Today’s Feast within the Church is known by many names. Most common are Candlemas or The Presentation of the Lord. According to Jewish law, the firstborn male child of any union belonged to God in a unique way.
While we all belong to God, Jewish law of old said that the first born male of any union needs to be ransomed or bought back by his parents. On the 40th day of their son’s life, his parents present their child in the temple and make a sacrifice for his release to their care. On this same day, the mother was ritually purified. Throughout most Christian faiths, and especially within the Catholic faith, there is a strong connection to these Jewish roots.
The Presentation of the Lord has always been celebrated on a fixed day. Originally this was February 14, forty days after January 6th and the Feast of the Epiphany. While the Epiphany has never been considered the day of Christ’s birth, it is when the birth of our Savior was revealed. For the first 300 years of Christian faith, Christmas was not celebrated. The first record of a Christmas celebration is December 25, 336. This acknowledgment of an actual birth date changed the feast of the Presentation to February 2, forty days after Christmas.
Scripture tells us of Simeon and Anna who were at the temple in Jerusalem on the day the Lord was presented by his parents. Both were advanced in years, and both had waited, praying, that the face of the promised Messiah would be revealed to them before they died. It was Simeon who declared with joy that his prayers had been answered.
While you won’t find The Feast of the Purification of Mary, or the Candlemas or Presentation of the Lord in the Temple on any secular calendar, you will see Ground Hog Day. So what is the connection? It’s a strange one. Once upon a time, as a Scottish saying goes, “If Candlemas be fair and bright, Winter has another fight. If Candlemas brings clouds and rain, Winter will not come again.” For reasons beyond comprehension, this folklore of weather prediction evolved into groundhog day. The groundhog needs a bright day to see its shadow. Shadows spell six more weeks of winter while the groundhog continues to hibernate. While the saying is Scottish in roots, it was German immigrants of Pennsylvania that started the Groundhog Day tradition in 1887. Their inspiration came from the Candles of Candlemas. Traditionally, Candlemas celebrations began in a darkened church with people lighting candles from a single flame. The single flame represents the Light of Jesus Christ, which spreads from person to person until the whole of the church is bathed in light. What a beautiful image, don’t you think?
Today is also Thursday. Now as many of you know, we like to have an Italian Inspired Supper on Thursdays. What could be more Italian inspired than Spaghetti? Enjoy!
Spaghetti with Meaty Ragù
3 Garlic Cloves
1-1/2 teaspoon Thyme
1-1/2 teaspoons Basil
1 teaspoon Oregano
1/2 lb Italian Sausage
1 lb Ground Beef
1 (14.5 oz) can Italian Tomatoes
1 (26 oz) jar Pasta Sauce
1/2 cup Red Wine
8 oz Spaghetti
Peel and mince garlic, set aside. Measure out the thyme, basil and oregano. Place on the cutting board along with the garlic.

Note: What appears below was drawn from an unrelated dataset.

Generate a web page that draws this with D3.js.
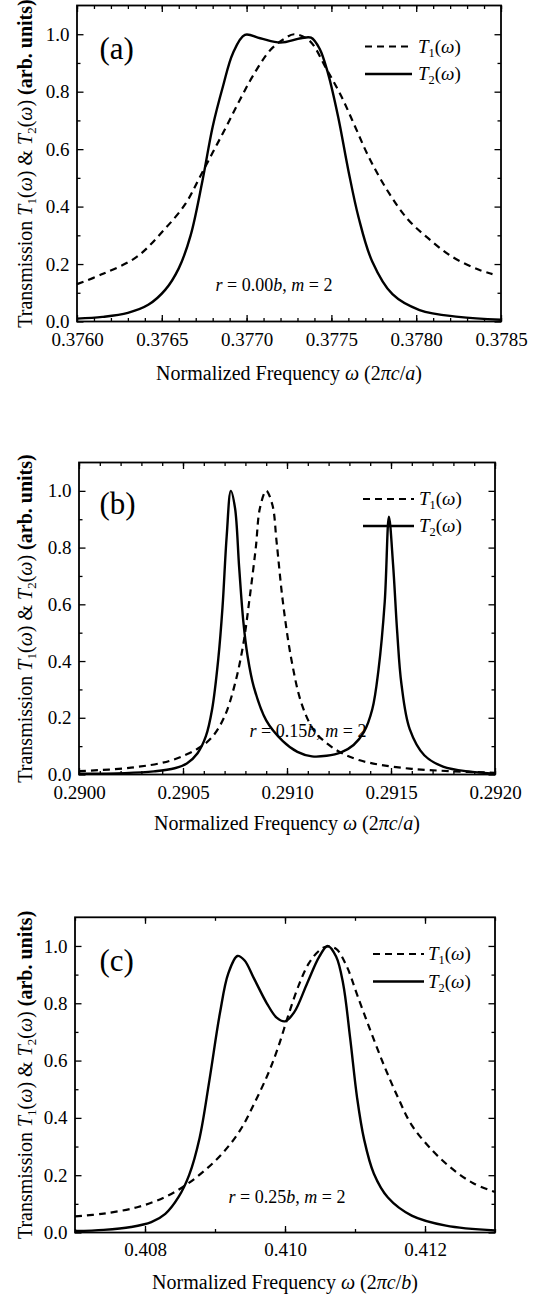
<!DOCTYPE html>
<html>
<head>
<meta charset="utf-8">
<script src="https://cdn.jsdelivr.net/npm/d3@7"></script>
<style>
  body { margin: 0; background: #fff; }
  svg, svg text { font-family: "Liberation Serif", "Times New Roman", serif; }
</style>
</head>
<body>
<svg id="chart" width="538" height="1296" font-family="Liberation Serif"></svg>
<script>
// ---- data: [frequency, transmission] ----

// panel (a), r = 0.00b
const aT1 = [
  [0.37600, 0.130], [0.37615, 0.165], [0.37635, 0.224], [0.37651, 0.317],
  [0.37664, 0.410], [0.37672, 0.498], [0.37680, 0.588], [0.37688, 0.678],
  [0.37696, 0.771], [0.37704, 0.858], [0.37714, 0.945], [0.37722, 0.983],
  [0.37728, 1.000], [0.37737, 0.978], [0.37747, 0.880], [0.37756, 0.782],
  [0.37764, 0.678], [0.37772, 0.573], [0.37783, 0.456], [0.37795, 0.356],
  [0.37807, 0.290], [0.37821, 0.226], [0.37837, 0.180], [0.37845, 0.165]
]
const aT2 = [
  [0.37600, 0.010], [0.37615, 0.016], [0.37630, 0.030], [0.37642, 0.058],
  [0.37652, 0.110], [0.37660, 0.185], [0.37667, 0.300], [0.37674, 0.491],
  [0.37680, 0.678], [0.37686, 0.817], [0.37692, 0.935], [0.37699, 0.998],
  [0.37708, 0.986], [0.37720, 0.971], [0.37732, 0.986], [0.37738, 0.988],
  [0.37743, 0.950], [0.37748, 0.864], [0.37754, 0.712], [0.37760, 0.526],
  [0.37766, 0.363], [0.37774, 0.210], [0.37786, 0.095], [0.37802, 0.040],
  [0.37825, 0.016], [0.37850, 0.006]
]

// panel (b), r = 0.15b
const bT1 = [
  [0.29000, 0.012], [0.29025, 0.024], [0.29044, 0.049], [0.29057, 0.091],
  [0.29064, 0.132], [0.29070, 0.205], [0.29075, 0.320], [0.29079, 0.460],
  [0.29082, 0.620], [0.29085, 0.800], [0.29087, 0.940], [0.29090, 1.000],
  [0.29093, 0.950], [0.29095, 0.820], [0.29098, 0.610], [0.29102, 0.410],
  [0.29107, 0.250], [0.29113, 0.155], [0.29120, 0.105], [0.29127, 0.073],
  [0.29135, 0.050], [0.29145, 0.034], [0.29160, 0.020], [0.29178, 0.012],
  [0.29200, 0.006]
]
const bT2 = [
  [0.29000, 0.003], [0.29022, 0.005], [0.29036, 0.011], [0.29046, 0.022],
  [0.29052, 0.040], [0.29057, 0.075], [0.29061, 0.135], [0.29064, 0.230],
  [0.29067, 0.410], [0.29069, 0.590], [0.29071, 0.840], [0.29073, 1.000],
  [0.29075, 0.940], [0.29077, 0.730], [0.29079, 0.540], [0.29081, 0.420],
  [0.29084, 0.310], [0.29090, 0.191], [0.29098, 0.118], [0.29105, 0.080],
  [0.29112, 0.064], [0.29119, 0.066], [0.29126, 0.078], [0.29132, 0.104],
  [0.29137, 0.150], [0.29141, 0.230], [0.29144, 0.370], [0.29147, 0.610],
  [0.29149, 0.909], [0.29151, 0.740], [0.29153, 0.500], [0.29155, 0.320],
  [0.29159, 0.160], [0.29166, 0.068], [0.29175, 0.028], [0.29188, 0.010],
  [0.29200, 0.003]
]

// panel (c), r = 0.25b
const cT1 = [
  [0.40700, 0.056], [0.40741, 0.066], [0.40790, 0.089], [0.40829, 0.124],
  [0.40858, 0.165], [0.40887, 0.220], [0.40912, 0.280], [0.40936, 0.357],
  [0.40956, 0.450], [0.40976, 0.555], [0.40990, 0.645], [0.41005, 0.760],
  [0.41020, 0.865], [0.41034, 0.939], [0.41049, 0.984], [0.41060, 0.998],
  [0.41073, 0.990], [0.41088, 0.930], [0.41103, 0.830], [0.41122, 0.705],
  [0.41142, 0.580], [0.41162, 0.468], [0.41181, 0.375], [0.41211, 0.285],
  [0.41240, 0.220], [0.41269, 0.172], [0.41300, 0.141]
]
const cT2 = [
  [0.40700, 0.005], [0.40741, 0.009], [0.40780, 0.019], [0.40809, 0.036],
  [0.40829, 0.065], [0.40848, 0.124], [0.40863, 0.200], [0.40878, 0.330],
  [0.40892, 0.531], [0.40907, 0.765], [0.40919, 0.904], [0.40932, 0.965],
  [0.40942, 0.950], [0.40956, 0.885], [0.40974, 0.800], [0.40988, 0.750],
  [0.41000, 0.737], [0.41013, 0.768], [0.41032, 0.872], [0.41049, 0.963],
  [0.41061, 1.000], [0.41073, 0.963], [0.41083, 0.869], [0.41093, 0.680],
  [0.41103, 0.470], [0.41113, 0.325], [0.41127, 0.205], [0.41147, 0.122],
  [0.41181, 0.059], [0.41230, 0.024], [0.41300, 0.007]
]

// tick labels
const aTicks = [0.3760, 0.3765, 0.3770, 0.3775, 0.3780, 0.3785]
const bTicks = [0.2900, 0.2905, 0.2910, 0.2915, 0.2920]
const cTicks = [0.408, 0.410, 0.412]
const yTicks = [0.0, 0.2, 0.4, 0.6, 0.8, 1.0]
const yMinor = [0.1, 0.3, 0.5, 0.7, 0.9]

const FONT = '"Liberation Serif", "Times New Roman", serif'
const svg = d3.select('#chart')

const panels = [
  { tag: '(a)', t1: aT1, t2: aT2, domain: [0.3760, 0.3785], major: aTicks, minorStep: 0.0001, fmt: '.4f',
    left: 77, right: 501, top: 5.5, bottom: 321.5, tickBase: 25, titleY: 380, unit: 'a',
    note: '0.00', noteX: 274, noteY: 291, legX: [365, 412], legT: 418, legY: [46.5, 74], tagY: 59 },
  { tag: '(b)', t1: bT1, t2: bT2, domain: [0.2900, 0.2920], major: bTicks, minorStep: 0.0001, fmt: '.4f',
    left: 79, right: 495, top: 462.5, bottom: 774.5, tickBase: 25, titleY: 830, unit: 'a',
    note: '0.15', noteX: 308, noteY: 737, legX: [363, 414], legT: 419, legY: [499, 526], tagY: 514 },
  { tag: '(c)', t1: cT1, t2: cT2, domain: [0.407, 0.413], major: cTicks, minorStep: 0.001, fmt: '.3f',
    left: 75, right: 495, top: 917.3, bottom: 1232.5, tickBase: 23.5, titleY: 1289, unit: 'b',
    note: '0.25', noteX: 287, noteY: 1203, legX: [373, 424], legT: 428, legY: [954, 981.5], tagY: 971 }
]

// T with subscript and (ω)
function addT(text, sub, size) {
  text.append('tspan').attr('font-style', 'italic').text('T')
  text.append('tspan').attr('font-size', size * 0.65).attr('dy', size * 0.22).text(sub)
  text.append('tspan').attr('dy', -size * 0.22).text('(')
  text.append('tspan').attr('font-style', 'italic').text('ω')
  text.append('tspan').text(')')
}

function styleAxis(g, size) {
  g.attr('font-family', FONT).attr('font-size', size)
  g.select('.domain').remove()
  g.selectAll('line').attr('stroke', '#000').attr('stroke-width', 1.3)
  g.selectAll('text').attr('fill', '#000')
}

panels.forEach(function(p) {
  const x = d3.scaleLinear().domain(p.domain).range([p.left, p.right])
  const y = d3.scaleLinear().domain([0, 1.1]).range([p.bottom, p.top])
  const minor = d3.range(p.domain[0], p.domain[1] + p.minorStep / 2, p.minorStep)
  const g = svg.append('g').attr('font-family', FONT)

  // inward ticks on all four sides
  g.append('g').attr('transform', `translate(0,${p.bottom})`)
    .call(d3.axisBottom(x).tickValues(minor).tickSize(-3.5).tickFormat(''))
    .call(s => styleAxis(s, 19))
  g.append('g').attr('transform', `translate(0,${p.bottom})`)
    .call(d3.axisBottom(x).tickValues(p.major).tickSize(-6.5)
      .tickPadding(p.tickBase - 13.5).tickFormat(d3.format(p.fmt)))
    .call(s => styleAxis(s, 19))
  g.append('g').attr('transform', `translate(0,${p.top})`)
    .call(d3.axisTop(x).tickValues(minor).tickSize(-3.5).tickFormat(''))
    .call(s => styleAxis(s, 19))
  g.append('g').attr('transform', `translate(0,${p.top})`)
    .call(d3.axisTop(x).tickValues(p.major).tickSize(-6.5).tickFormat(''))
    .call(s => styleAxis(s, 19))
  g.append('g').attr('transform', `translate(${p.left},0)`)
    .call(d3.axisLeft(y).tickValues(yMinor).tickSize(-3.5).tickFormat(''))
    .call(s => styleAxis(s, 19))
  g.append('g').attr('transform', `translate(${p.left},0)`)
    .call(d3.axisLeft(y).tickValues(yTicks).tickSize(-6.5).tickPadding(7.5).tickFormat(d3.format('.1f')))
    .call(s => styleAxis(s, 19))
  g.append('g').attr('transform', `translate(${p.right},0)`)
    .call(d3.axisRight(y).tickValues(yMinor).tickSize(-3.5).tickFormat(''))
    .call(s => styleAxis(s, 19))
  g.append('g').attr('transform', `translate(${p.right},0)`)
    .call(d3.axisRight(y).tickValues(yTicks).tickSize(-6.5).tickFormat(''))
    .call(s => styleAxis(s, 19))

  // frame
  g.append('rect')
    .attr('x', p.left).attr('y', p.top)
    .attr('width', p.right - p.left).attr('height', p.bottom - p.top)
    .attr('fill', 'none').attr('stroke', '#000').attr('stroke-width', 1.8)

  const line = d3.line()
    .x(d => x(d[0]))
    .y(d => y(d[1]))
    .curve(d3.curveCatmullRom.alpha(0.5))

  g.append('path').datum(p.t1)
    .attr('d', line).attr('fill', 'none').attr('stroke', '#000')
    .attr('stroke-width', 2.2).attr('stroke-dasharray', '7,5')
  g.append('path').datum(p.t2)
    .attr('d', line).attr('fill', 'none').attr('stroke', '#000')
    .attr('stroke-width', 2.4).attr('stroke-linejoin', 'round')

  // legend
  g.append('line').attr('x1', p.legX[0]).attr('x2', p.legX[1])
    .attr('y1', p.legY[0]).attr('y2', p.legY[0])
    .attr('stroke', '#000').attr('stroke-width', 2.2).attr('stroke-dasharray', '7,5')
  g.append('line').attr('x1', p.legX[0]).attr('x2', p.legX[1])
    .attr('y1', p.legY[1]).attr('y2', p.legY[1])
    .attr('stroke', '#000').attr('stroke-width', 2.4)
  addT(g.append('text').attr('x', p.legT).attr('y', p.legY[0] + 6).attr('font-size', 19), '1', 19)
  addT(g.append('text').attr('x', p.legT).attr('y', p.legY[1] + 6).attr('font-size', 19), '2', 19)

  // panel tag
  g.append('text').attr('x', 99.5).attr('y', p.tagY).attr('font-size', 31).text(p.tag)

  // parameter note
  const note = g.append('text').attr('x', p.noteX).attr('y', p.noteY)
    .attr('font-size', 18).attr('text-anchor', 'middle')
  note.append('tspan').attr('font-style', 'italic').text('r')
  note.append('tspan').text(' = ' + p.note)
  note.append('tspan').attr('font-style', 'italic').text('b')
  note.append('tspan').text(', ')
  note.append('tspan').attr('font-style', 'italic').text('m')
  note.append('tspan').text(' = 2')

  // x title
  const xt = g.append('text').attr('x', (p.left + p.right) / 2).attr('y', p.titleY)
    .attr('font-size', 20).attr('text-anchor', 'middle')
  xt.append('tspan').text('Normalized Frequency ')
  xt.append('tspan').attr('font-style', 'italic').text('ω')
  xt.append('tspan').text(' (2')
  xt.append('tspan').attr('font-style', 'italic').text('πc')
  xt.append('tspan').text('/')
  xt.append('tspan').attr('font-style', 'italic').text(p.unit)
  xt.append('tspan').text(')')

  // y title
  const yt = g.append('text')
    .attr('transform', `translate(32,${(p.top + p.bottom) / 2}) rotate(-90)`)
    .attr('font-size', 20).attr('text-anchor', 'middle')
  yt.append('tspan').text('Transmission ')
  addT(yt, '1', 20)
  yt.append('tspan').text(' & ')
  addT(yt, '2', 20)
  yt.append('tspan').attr('font-weight', 'bold').text(' (arb. units)')
})
</script>
</body>
</html>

Heat a small pan over low heat. Once warmed, add the garlic and herbs. Roast until fragrant, just a few minutes. The house will smell like amazing herb-garlic toast. Set aside.
In a large pot over medium heat, brown sausage and ground beef, crumbling the meats together as they brown. Drain well, return to pot.


Add herbs, garlic, Italian tomatoes, pasta sauce to the pot. Stir to blend. Measure wine into a measuring cup, pour into the empty pasta gar. Swirl wine to draw any remaining sauce into the mixture, add to the meat sauce. Bring to a full boil, lower heat and allow to simmer until ready to serve.



The longer the sauce simmers, the more intense the flavors. For best results, sauce should be allowed to simmer for a minimum of 1 hour for flavors to mature and sauce to thicken. If sauce becomes too dry, thin with a splash or two of wine.
For Spaghetti Noodles: Bring a pot of well-salted water to a full boil. Add pasta and cook, stirring occasionally, until al-dente, about 10 minutes. Drain well, reserving some of the cooking water. DO NOT RINSE!
Serving options: Leave pasta in colander over a pot of barely simmering water. Let everyone serve themselves, using as much or as little of the sauce as desired. Or place pasta in a large serving bowl, spoon meat sauce over pasta, toss to blend and serve.
Serve the spaghetti any way you like, along with a salad, warm bread and wine for an amazing feast on this amazing day.